Al Dipartimento di Stato M. si circondò di collaboratori esperti e inventivi (per generale postumo riconoscimento, i wise men della ricomposizione del sistema europeo, nessuno dei quali perseguì mai la carriera politica), quali Averell Harriman, che pilotò il percorso parlamentare del Piano, Dean Acheson, cui si deve la concezione e la stesura del Piano, Robert E. Lovett, esperto di questioni economiche, Charles E. Bohlen e George Kennan, artefice della politica di containment nei confronti dell’Unione Sovietica, in un lavoro di squadra tipico della pianificazione militare cui M. era avvezzo. Secondo lo stile marziale, le proposte che gli venivano trasmesse per iscritto si concludevano con due caselle da sbarrare, una per il sì e l’altra per il no.

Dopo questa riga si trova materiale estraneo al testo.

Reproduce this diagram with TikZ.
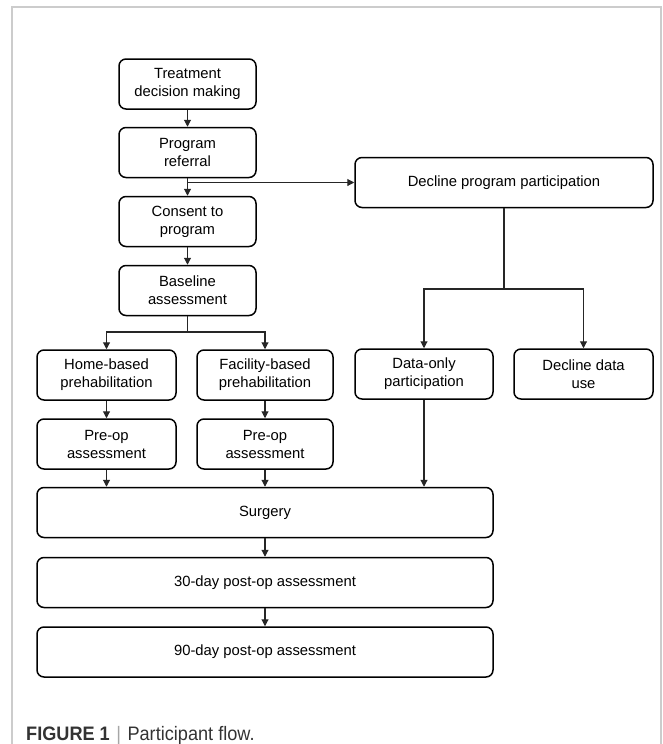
\documentclass[tikz,border=0pt]{standalone}
\usepackage{fontspec}
\setmainfont{Liberation Sans}
\usepackage{xcolor}
\usetikzlibrary{arrows.meta}

\begin{document}
\begin{tikzpicture}[x=1pt,y=-1pt,
        flowbox/.style={draw,line width=1.5pt,rounded corners=7pt,align=center,inner sep=0pt,minimum height=50pt,font=\fontsize{14.8}{18}\selectfont},
        link/.style={line width=1.1pt,black!85},
        arr/.style={link,-{Triangle[length=7pt,width=7pt]}}]
        \useasboundingbox (0,0) rectangle (662,744);
        \draw[line width=2pt,black!20] (12,744) -- (12,7) -- (661,7) -- (661,744);
        % left column
        \node[flowbox,minimum width=137pt] (treat) at (187.5,84) {Treatment\\decision making};
        \node[flowbox,minimum width=137pt] (refer) at (187.5,152.5) {Program\\referral};
        \node[flowbox,minimum width=137pt] (consent) at (187.5,221.5) {Consent to\\program};
        \node[flowbox,minimum width=137pt] (base) at (187.5,290.5) {Baseline\\assessment};
        \node[flowbox,minimum width=139pt] (home) at (106.5,375) {Home-based\\prehabilitation};
        \node[flowbox,minimum width=136pt] (facil) at (265,375) {Facility-based\\prehabilitation};
        \node[flowbox,minimum width=139pt] (preA) at (106.5,444) {Pre-op\\assessment};
        \node[flowbox,minimum width=136pt] (preB) at (265,444) {Pre-op\\assessment};
        % right column
        \node[flowbox,minimum width=298pt] (decline) at (504,182.5) {Decline program participation};
        \node[flowbox,minimum width=138pt] (donly) at (424,374) {Data-only\\participation};
        \node[flowbox,minimum width=139pt] (ddata) at (583.5,374) {Decline data\\use};
        % bottom
        \node[flowbox,minimum width=456pt] (surg) at (265,512.5) {Surgery};
        \node[flowbox,minimum width=456pt] (post30) at (265,582.5) {30-day post-op assessment};
        \node[flowbox,minimum width=456pt] (post90) at (265,652) {90-day post-op assessment};
        \node[anchor=base west,inner sep=0pt,text=black!80] (caption) at (26,740) {\scalebox{0.93}[1]{\fontsize{19.5}{22}\selectfont\textbf{FIGURE 1}\hspace{7pt}{\color{black!35}|}\hspace{7pt}Participant flow.}};
        % junctions
        \coordinate (splitR) at (refer.south |- decline.west);
        \coordinate (splitB) at (187.5,332);
        \coordinate (splitD) at (504,289);
        \draw[arr] (treat) -- (refer);
        \draw[arr] (refer) -- (consent);
        \draw[arr] (splitR) -- (decline);
        \draw[arr] (consent) -- (base);
        \draw[link] (base) -- (splitB);
        \draw[arr] (splitB) -| (home);
        \draw[arr] (splitB) -| (facil);
        \draw[arr] (home) -- (preA);
        \draw[arr] (facil) -- (preB);
        \draw[link] (decline) -- (splitD);
        \draw[arr] (splitD) -| (donly);
        \draw[arr] (splitD) -| (ddata);
        \draw[arr] (preA.south) -- (preA.south |- surg.north);
        \draw[arr] (preB.south) -- (preB.south |- surg.north);
        \draw[arr] (donly.south) -- (donly.south |- surg.north);
        \draw[arr] (surg) -- (post30);
        \draw[arr] (post30) -- (post90);
    \end{tikzpicture}
\end{document}
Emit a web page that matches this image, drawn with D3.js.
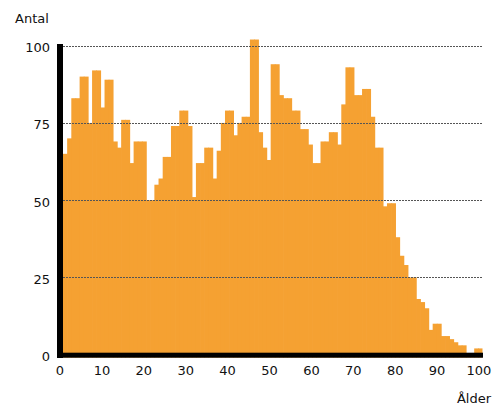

Con l’avvento della seconda amministrazione Truman, nel gennaio del 1949, M. si dimise dal vertice della diplomazia, ma fu richiamato al governo dal 1950-1951 in qualità di segretario alla Difesa, al momento dell’operazione militare dell’Organizzazione delle nazioni unite (ONU) in Corea. Fu lui a raddoppiare gli effettivi militari americani nei primi sei mesi del conflitto, altra impresa titanica, tipica delle sue capacità organizzative e persuasive.
Nel 1953 M. ricevette il premio Nobel per la pace, diventando il primo esponente militare ad averlo ottenuto. Quando il premio gli fu consegnato dal sovrano svedese, M. stilò implicitamente il proprio testamento ideale: «I nostri studenti devono comprendere, per quanto possibile senza preconcetti nazionali, le condizioni che hanno condotto alle tragedie del passato, per tentare di stabilire i principi fondamentali che devono reggere l’evoluzione progressiva verso sempre più elevati livelli di civiltà». Alla fine della sua vita, sostenendo di “non averne bisogno”, M. rifiutò un milione di dollari offertigli per le sue memorie, preoccupato che potessero rivelare alcune divergenze insorte con il presidente durante la conduzione della guerra.
Se il posto nella storia di M. è stato indebitamente circoscritto essenzialmente al Piano di ricostruzione dell’Europa, ciò si deve soprattutto al suo carattere schivo, alieno alle luci della ribalta, agli antipodi di suoi colleghi come Eisenhower e Douglas MacArthur. M. veniva ricordato dai suoi stessi collaboratori come laconico fino all’aridità (monocordi furono sempre i suoi discorsi pubblici), freddo e talvolta scostante («non ho sentimenti – disse una volta – salvo quelli che riservo a mia moglie»), ma risoluto nell’espressione delle sue convinzioni e tenace nelle sue decisioni (memorabile anche quella di far rimuovere il generale MacArthur dal comando in Corea, quando eccessive si dimostrarono le sue ambizioni militari e politiche), e non privo di sense of humour di stampo anglosassone.
Non fosse altro che per le sue doti di organizzatore e stimolo di imprese di portata titanica, M. si colloca fra i principali artefici dell’accresciuto impegno americano a livello mondiale, nella «riabilitazione della civiltà europea occidentale, e delle sue libertà» (come ebbe lui stesso a esprimersi in una allocuzione radiofonica), e pertanto a sostegno dello stesso processo di integrazione europea (v. Integrazione, teorie della; Integrazione, metodo della). Spentosi il 16 ottobre 1959, M. riposa nel cimitero di Arlington.